Where, you might ask, did witchcraft come from? How did this magic lark get started? Well, I could answer with talk of tribal shamanism, of ancient herbalists who also practised a little psychological manipulation of simple folk… but that story is a modern construct, a theory advanced by anthropologists and authors of fantasy and, for my taste, has to ferment a little longer before it can officially be recognised as folklore. The story I am going to tell you has been around a bit longer, even if it hasn’t been around as long as it claims.
The story starts at the very beginning when the goddess Diana is the first created being. Containing all within herself she splits herself in two, producing from her own darkness the light, simultaneously her son and her brother, who’s name (don’t get carried away now) is Lucifer. Here I have to interject to point out that, although the name means “morning star” and “shining” and “lord of light” depending on your translation, this Lucifer is not the same one that you find in that famous book from the middle east. This radiant fella is from Italy. Treating the one as the other would be like assuming that a chap called Peter from Weatherfield is the same as another bloke called Peter who lives in London when one of them is in Coronation Street and the other in Eastenders. The two mythologies are unconnected.

Diana having a rest after creating the earth, trees, water, bows, arrows and cloth, but not apparently clothing.
Diana, seeing the beauty of the light wishes to reunite with her other half and chases him but Lucifer is having nothing to do with her. Diana then makes the world and all that goes in it and both she and Lucifer take mortal forms and step down on to the earth. Diana busies herself teaching magic and sorcery to her creations, also bringing fairies, goblins and other supernatural creatures in to being. Lucifer has a pet cat that sleeps on his bed which, unbeknownst to him, is actually a fairy. Diana persuades the fairy to swap likenesses with her and settles on Lucifer’s bed as his cat. In the night she re-takes her own form and seduces the bringer of light. He is not entirely happy with this when he wakes in the morning but she sings to him using her craft and, quite literally, enchants him.
For some unknown reason Diana is in disguise as a mortal and none of the witches know she is their creator. She decides to impress them by putting some earth and some mice in an ox bladder (as you do) and inflating it until it bursts at which point the earth inside becomes the heavens, the mice become stars and it rains for a few days. The witches are sufficiently impressed that they take her as their queen.
Later, after Diana passed on from the mortal world, the rich people on earth cruelly enslaved and mistreated the poor, so Diana sent the daughter of her union with Lucifer, Aradia, to teach the poor people spells, magic and poison potions to use against the rich. Aradia also taught them about Diana queen of the witches, the cat who ruled the star-mice, the heaven and the rain.

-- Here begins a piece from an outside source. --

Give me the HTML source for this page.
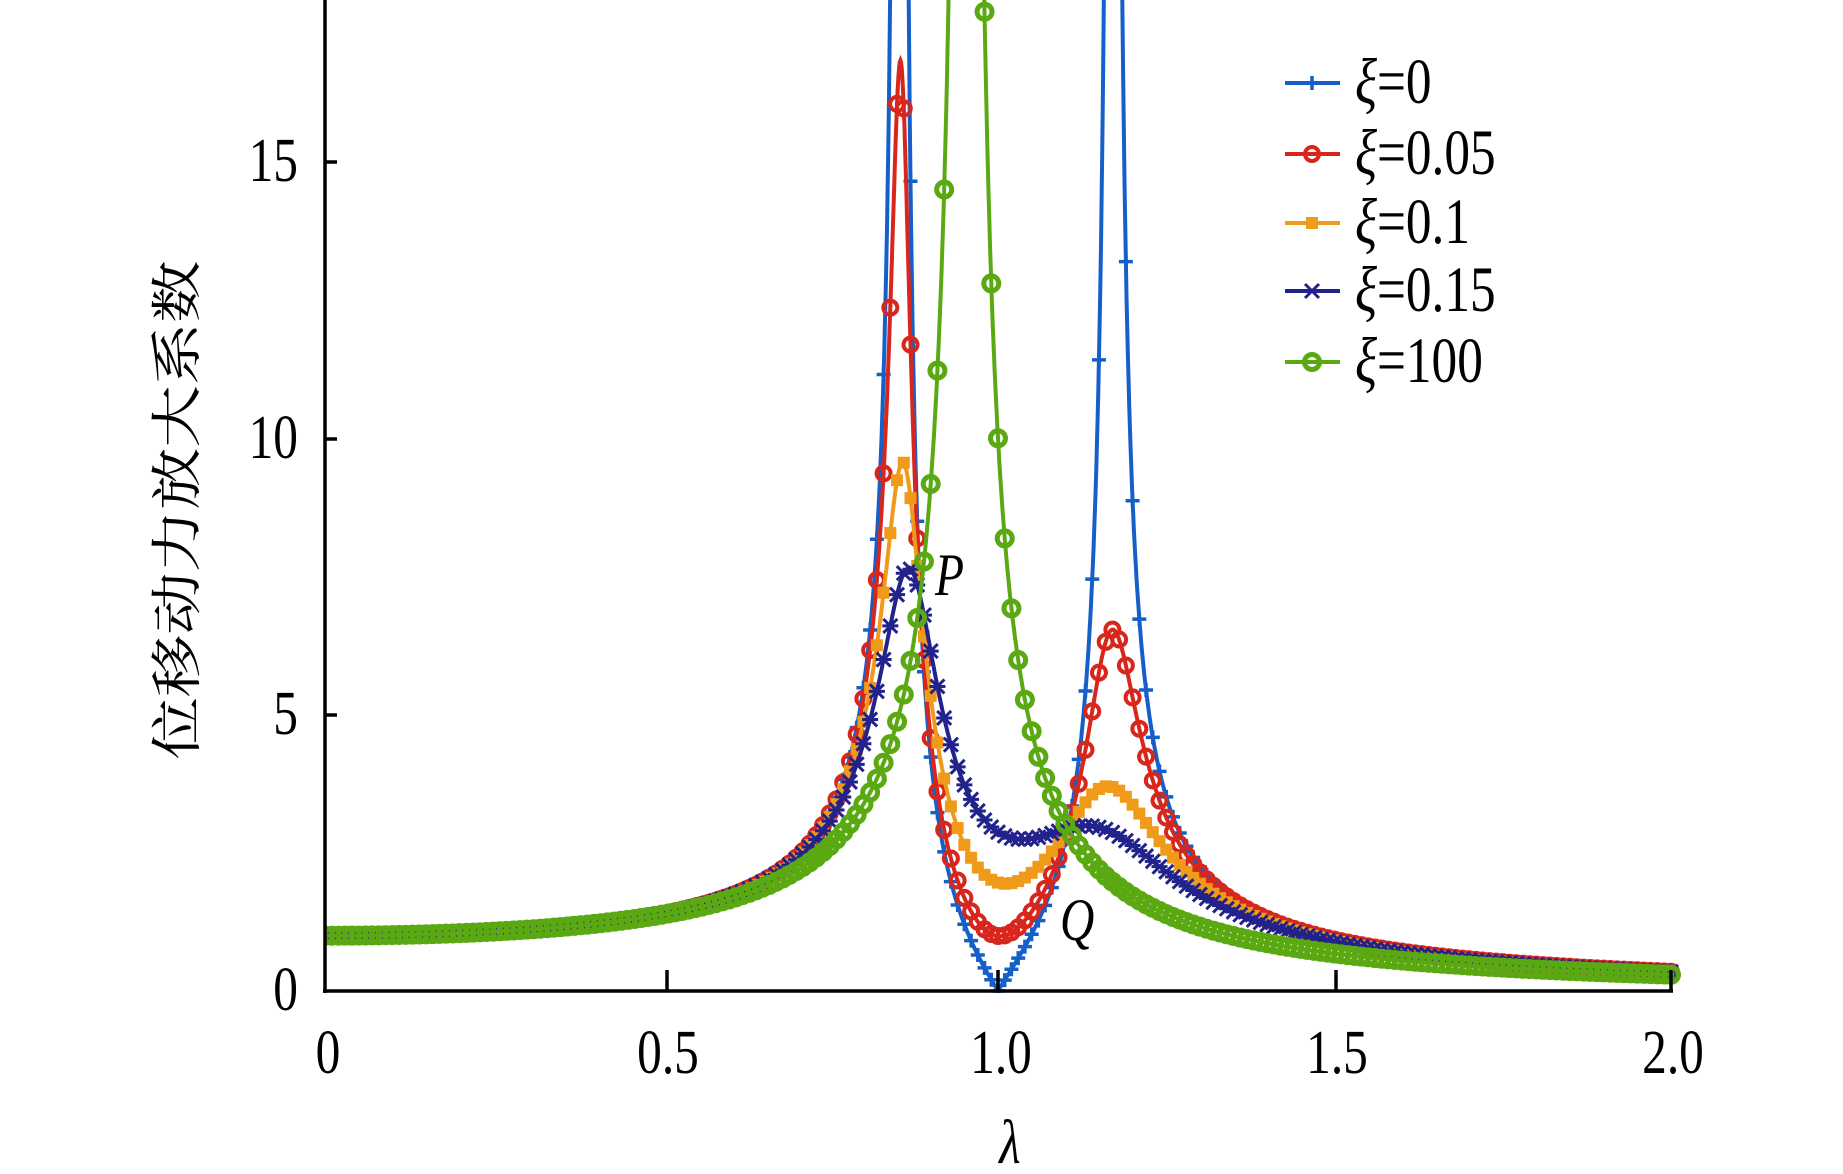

Now the story of this story is that it was told by the “stregheria” or Italian witches of Roman times and was passed down an unbroken line in secret. It was first published by an American folklorist called Charles Leland in 1899 who claims it came to him from his Italian assistant Maddelena whilst they were collecting folktales in Italy. She originally wrote it down and gave it to Leland before mysteriously vanishing… It is however entirely possible that one or other of them simply made it up so it may well be a piece of literature and not mythology at all.
I expect we will never really know where witches came from, even if they do tell us themselves!